2.8.15

Adventures in Cultural Consumption, Reading in Progress Edition

Kristin Lavransdatter: There have been two notable effects that have come from the part of my life I spent reading and writing about human rights and their violation. The first is that it definitively ended my interest in the depiction of violence. I was never much of a horror movie person to begin with--or comic-book-violence, or "this is art and not spectacle, no, really"--but I have very little patience for it now. The benefit of this has been missing out on a really large part of the TV renaissance, since "he comes out of the room, and half his face is blown off, but he lights a cigarette before he dies and it's SO COOL" is not appealing, and, apart from being convinced that it has redeeming aesthetic value, is in fact, and objectively, a really weird thing to think is cool.
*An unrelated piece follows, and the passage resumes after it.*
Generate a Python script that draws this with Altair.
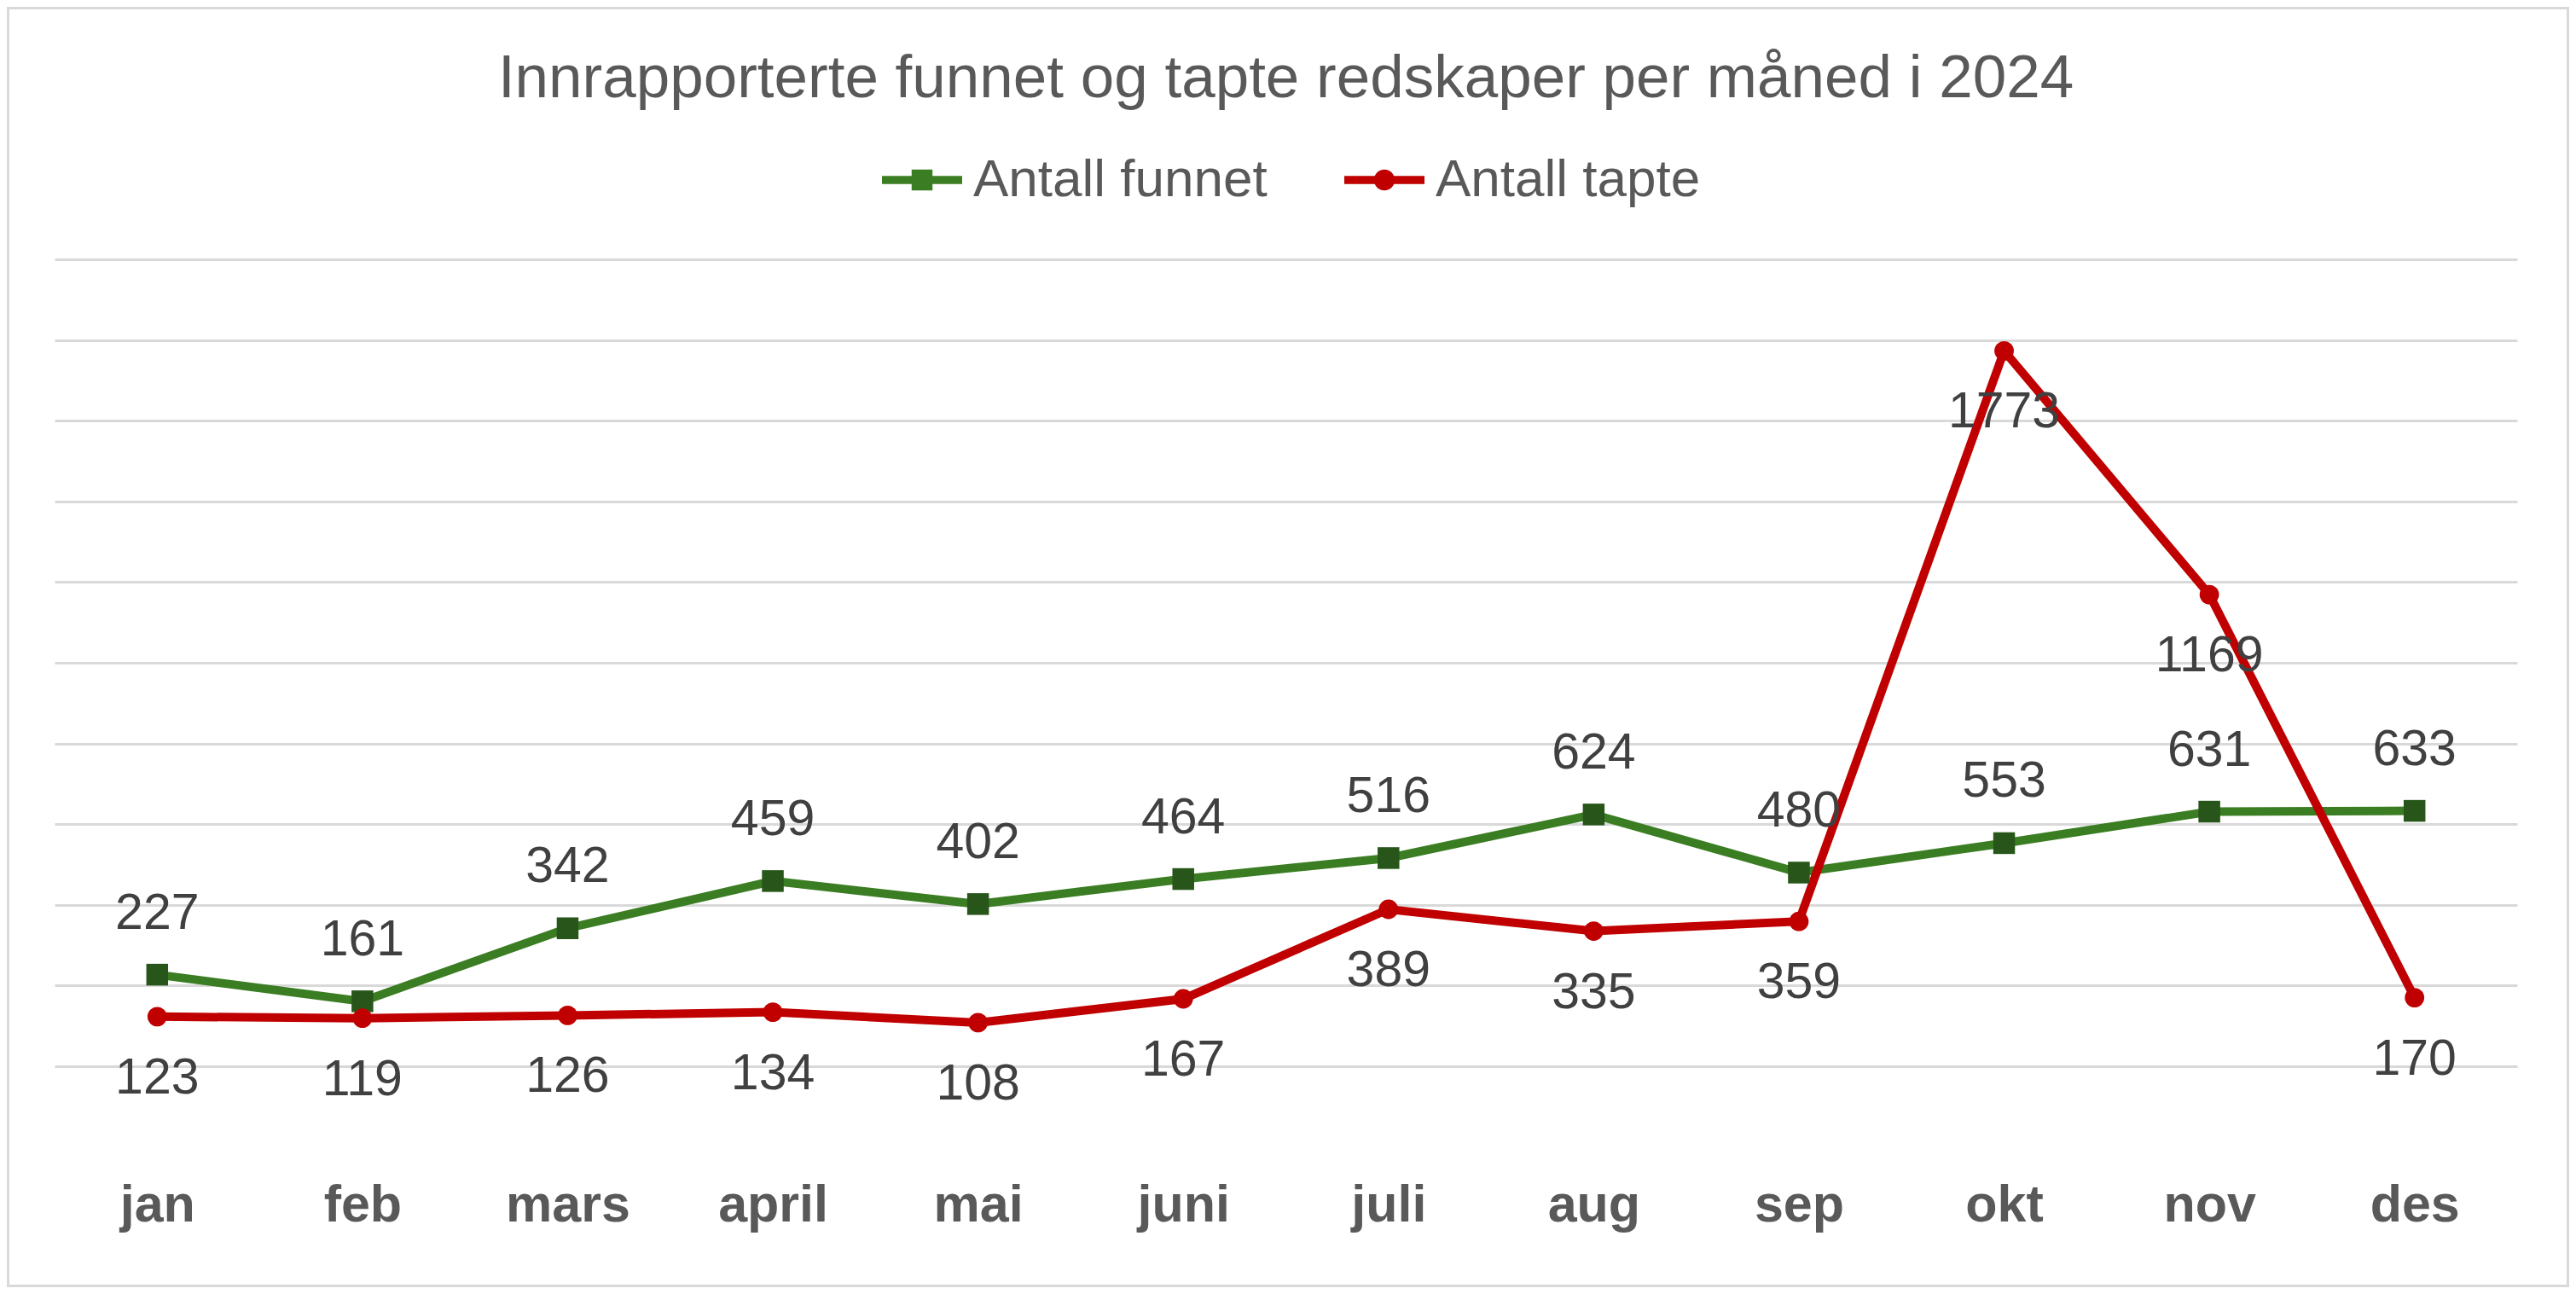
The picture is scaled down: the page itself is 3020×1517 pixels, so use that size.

The other has been a decline in interest in a certain type of narrative, approximately "let me show you the resilience/baseness of the human spirit by having terrible things happen to my main character for a long time." It's taken down a strangely large number of reading projects--Vanity Fair, for one; it's the problem I still have with The Mill on the Floss even though it is quite clear things will end up tolerably well. This is not a requirement that narratives have happy endings, or that nothing bad ever happen to main characters--it's just that the line between "depiction of reality" and "sadism" is remarkably thin. Kristin Lavransdatter was going along just fine--well, even--until the Beautiful Man with a Shady Past shows up, and... the momentum has been lost. I'm sure 800 pages of her learning to reconcile her past mistakes with her faith will be riveting, as will The Trials She Will Inevitably Face, which will lead to Personal Integrity In A Fallen World (word on the street is that there will be a Love Triangle with Beautiful Man and Good Man Who Was Spurned But Still Loves Her). I'm just not sure I'm willing to keep reading along.

The Bostonians: Fine, so far, which is not yet very far.

Biographia Literaria: A 400-page book best known for a famously hard-to-parse structure? Sign me up!